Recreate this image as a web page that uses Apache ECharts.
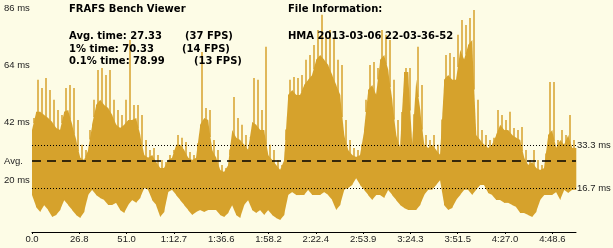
<!DOCTYPE html>
<html>
<head>
<meta charset="utf-8">
<script src="https://cdn.jsdelivr.net/npm/echarts@6/dist/echarts.min.js"></script>
<style>
html,body{margin:0;padding:0;background:#FDFCE6;}
#chart{width:613px;height:248px;}
</style>
</head>
<body>
<div id="chart"></div>
<script>
// ---- data ----
const tickLabels = ['0.0','26.8','51.0','1:12.7','1:36.6','1:58.2','2:22.4','2:53.9','3:24.3','3:51.5','4:27.0','4:48.6'];
const yLabelValues = [20, 42, 64, 86];
const avgTime = 27.33;
const refHigh = 33.3;
const refLow = 16.7;

// frame-time envelope per screen column (ms): spike peak, dense band top, band bottom
const peakMs = [43.8,58.5,55.4,59.2,54.6,50.8,46.9,45,55.4,56.5,55.4,43.1,33.5,31.5,39.2,50.8,62.3,63.1,60.4,62.3,
50.8,46.9,45,50.8,73.8,48.8,48.8,45,35.4,31.5,32.3,29.6,27.7,26.9,29.6,31.5,37.3,36.2,34.6,30.8,
29.6,31.5,69.2,47.7,46.9,35.4,31.5,25.8,24.6,29.6,51.9,43.8,41.2,37.3,36.2,59.2,58.5,46.9,71.2,33.5,
31.5,27.7,25.8,35.4,58.5,59.6,59.2,60.4,66.2,68.1,71.9,77.7,83.5,75.8,77.7,74.6,66.2,64.2,43.1,35.4,
32.3,31.5,32.3,50.8,64.2,65.4,63.1,77.7,75.8,73.8,58.5,43.1,35.4,63.1,63.1,37.3,71.2,56.5,37.3,35.4,
37.3,33.5,31.5,68.1,68.8,67.3,75.8,81.5,79.6,82.3,85.4,50.8,39.2,37.3,35.4,36.2,46.9,45,43.1,46.2,
40,39.2,40.4,31.5,27.7,31.5,27.7,25.8,27.7,57.7,57.7,35.4,39.2,37.3,45,35.4];
const coreMs = [39.2,46.2,46.2,45,43.8,42.3,40,39.2,46.2,46.9,41.2,35.4,28.5,27.7,31.5,41.2,48.8,50.8,48.8,47.7,
45,41.2,40,41.2,43.1,43.1,43.8,37.3,29.6,28.5,29.6,26.9,24.6,24.6,27.7,28.5,33.5,33.5,31.5,28.5,
27.7,28.5,41.2,43.8,43.1,31.5,28.5,23.8,23.1,25.8,39.2,36.2,35.4,33.5,31.5,42.3,41.2,39.2,39.2,29.6,
27.7,25.8,23.8,27.7,52.7,54.6,52.7,52.7,56.5,58.5,60.4,66.2,68.1,66.2,64.2,60.4,56.5,52.7,37.3,31.5,
29.6,28.8,29.6,39.2,54.6,56.5,52.7,66.2,68.1,62.3,50.8,37.3,32.3,61.5,61.5,33.5,58.5,46.9,33.5,32.3,
33.5,31.5,29.6,58.5,60.4,58.5,58.5,70,66.2,71.9,73.8,37.3,35.4,33.5,32.3,33.5,37.3,41.2,39.2,39.2,
37.3,36.2,35.4,28.5,25.8,26.9,24.6,23.8,24.6,37.3,39.2,32.3,35.4,33.5,37.3,32.3];
const lowMs = [14.2,9.6,7.7,10.4,8.5,5.8,6.5,8.5,12.3,10.4,8.5,6.5,5.4,7.7,14.2,16.2,14.2,13.1,12.3,10.4,
10.4,11.2,8.5,7.3,10.4,12.3,11.2,13.1,16.9,16.2,12.3,10.4,5.8,7.7,15.4,16.2,14.2,12.3,10.4,8.5,
6.5,7.7,8.5,7.7,8.5,8.5,8.5,6.5,5.8,7.3,10.4,6.5,5.4,10.4,12.3,8.5,7.3,8.5,6.5,8.5,
6.5,5.4,4.6,6.5,14.2,15.4,14.2,14.2,14.2,16.2,14.2,14.2,14.2,15.4,14.2,12.3,8.5,10.4,16.2,16.9,
18.1,20.8,18.1,16.2,14.2,12.3,14.2,14.2,13.1,16.2,14.2,12.3,10.4,9.2,8.5,8.5,8.5,10.4,14.2,16.2,
16.2,18.1,20,10.4,8.5,9.2,12.3,14.2,16.2,16.2,14.2,16.2,18.1,18.1,15,14.2,12.3,12.3,11.2,11.2,
10.4,9.6,7.3,7.3,6.5,5.8,7.7,12.3,14.2,14.2,14.2,15.4,12.3,16.2,15,16.2];

// ---- chart ----
const xMax = 11.5;            // x axis span in tick intervals
const yMax = 89.2;
const colStep = xMax / lowMs.length;
const barColor = '#D6A22C';
const n = lowMs.length;
// each item: column start x, its low/core/peak, and the next column's low/core (to join the band)
const bandData = lowMs.map((lo, i) => {
  const j = Math.min(i + 1, n - 1);
  return [i * colStep, lo, coreMs[i], peakMs[i], lowMs[j], coreMs[j]];
});
const lblFont = {color: '#222', fontFamily: 'Liberation Sans', fontSize: 9.5};

const chart = echarts.init(document.getElementById('chart'), null, {renderer: 'canvas'});
const hdrFont = 'bold 10px "DejaVu Sans"';
chart.setOption({
  backgroundColor: '#FDFCE6',
  animation: false,
  grid: {left: 32, right: 37, top: 0, bottom: 16},
  xAxis: {
    type: 'value', min: 0, max: xMax,
    axisLine: {show: true, lineStyle: {color: '#000', width: 1}},
    axisTick: {show: true, length: 2, customValues: tickLabels.map((_, i) => i), lineStyle: {color: '#000'}},
    axisLabel: Object.assign({
      customValues: tickLabels.map((_, i) => i),
      formatter: v => tickLabels[Math.round(v)] || '',
      margin: 2
    }, lblFont),
    splitLine: {show: false}
  },
  yAxis: {
    type: 'value', min: 0, max: yMax,
    axisLine: {show: false}, axisTick: {show: false}, splitLine: {show: false},
    axisLabel: Object.assign({
      customValues: yLabelValues.concat([avgTime]),
      formatter: v => (Math.abs(v - avgTime) < 0.01 ? 'Avg.' : v + ' ms'),
      align: 'left', margin: 28
    }, lblFont)
  },
  series: [{
    type: 'custom',
    data: bandData,
    encode: {x: 0, y: [1, 2, 3]},
    silent: true,
    renderItem: function (params, api) {
      const x0 = api.value(0);
      const x1 = x0 + colStep;
      const xm = x0 + colStep / 2;
      const a = api.coord([x0, api.value(1)]);
      const b = api.coord([x0, api.value(2)]);
      const c = api.coord([x1, api.value(5)]);
      const d = api.coord([x1, api.value(4)]);
      const pk = api.coord([xm, api.value(3)]);
      const mid = api.coord([xm, (api.value(2) + api.value(5)) / 2]);
      return {
        type: 'group',
        children: [
          {type: 'polygon', shape: {points: [[a[0], a[1]], [b[0], b[1]], [c[0] + 0.3, c[1]], [d[0] + 0.3, d[1]]]},
            style: {fill: barColor}},
          {type: 'line', shape: {x1: pk[0], y1: pk[1], x2: mid[0], y2: mid[1] + 2},
            style: {stroke: barColor, lineWidth: 1.5}}
        ]
      };
    },
    markLine: {
      silent: true, symbol: 'none', animation: false,
      data: [
        {yAxis: refHigh, lineStyle: {type: [1, 2], color: '#000', width: 1},
          label: Object.assign({show: true, position: 'end', distance: 1, formatter: refHigh + ' ms'}, lblFont)},
        {yAxis: refLow, lineStyle: {type: [1, 2], color: '#000', width: 1},
          label: Object.assign({show: true, position: 'end', distance: 1, formatter: refLow + ' ms'}, lblFont)},
        {yAxis: avgTime, lineStyle: {type: [9, 6], color: '#000', width: 1.5}, label: {show: false}}
      ]
    }
  }],
  graphic: [
    {type: 'text', left: 69, top: 4, z: 100, style: {text: 'FRAFS Bench Viewer', font: hdrFont, fill: '#000'}},
    {type: 'text', left: 69, top: 31, z: 100, style: {text: 'Avg. time: 27.33', font: hdrFont, fill: '#000'}},
    {type: 'text', left: 185, top: 31, z: 100, style: {text: '(37 FPS)', font: hdrFont, fill: '#000'}},
    {type: 'text', left: 69, top: 44, z: 100, style: {text: '1% time: 70.33', font: hdrFont, fill: '#000'}},
    {type: 'text', left: 182, top: 44, z: 100, style: {text: '(14 FPS)', font: hdrFont, fill: '#000'}},
    {type: 'text', left: 69, top: 56, z: 100, style: {text: '0.1% time: 78.99', font: hdrFont, fill: '#000'}},
    {type: 'text', left: 194, top: 56, z: 100, style: {text: '(13 FPS)', font: hdrFont, fill: '#000'}},
    {type: 'text', left: 288, top: 4, z: 100, style: {text: 'File Information:', font: hdrFont, fill: '#000'}},
    {type: 'text', left: 288, top: 31, z: 100, style: {text: 'HMA 2013-03-06 22-03-36-52', font: hdrFont, fill: '#000'}}
  ]
});
</script>
</body>
</html>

# # # #

**Requirement**
Repeat the listing above up to and including the line with "const refLow = 16.7;", starting from its first line. Drop any pictures.

**Worked answer**
Recreate this image as a web page that uses Apache ECharts.
<!DOCTYPE html>
<html>
<head>
<meta charset="utf-8">
<script src="https://cdn.jsdelivr.net/npm/echarts@6/dist/echarts.min.js"></script>
<style>
html,body{margin:0;padding:0;background:#FDFCE6;}
#chart{width:613px;height:248px;}
</style>
</head>
<body>
<div id="chart"></div>
<script>
// ---- data ----
const tickLabels = ['0.0','26.8','51.0','1:12.7','1:36.6','1:58.2','2:22.4','2:53.9','3:24.3','3:51.5','4:27.0','4:48.6'];
const yLabelValues = [20, 42, 64, 86];
const avgTime = 27.33;
const refHigh = 33.3;
const refLow = 16.7;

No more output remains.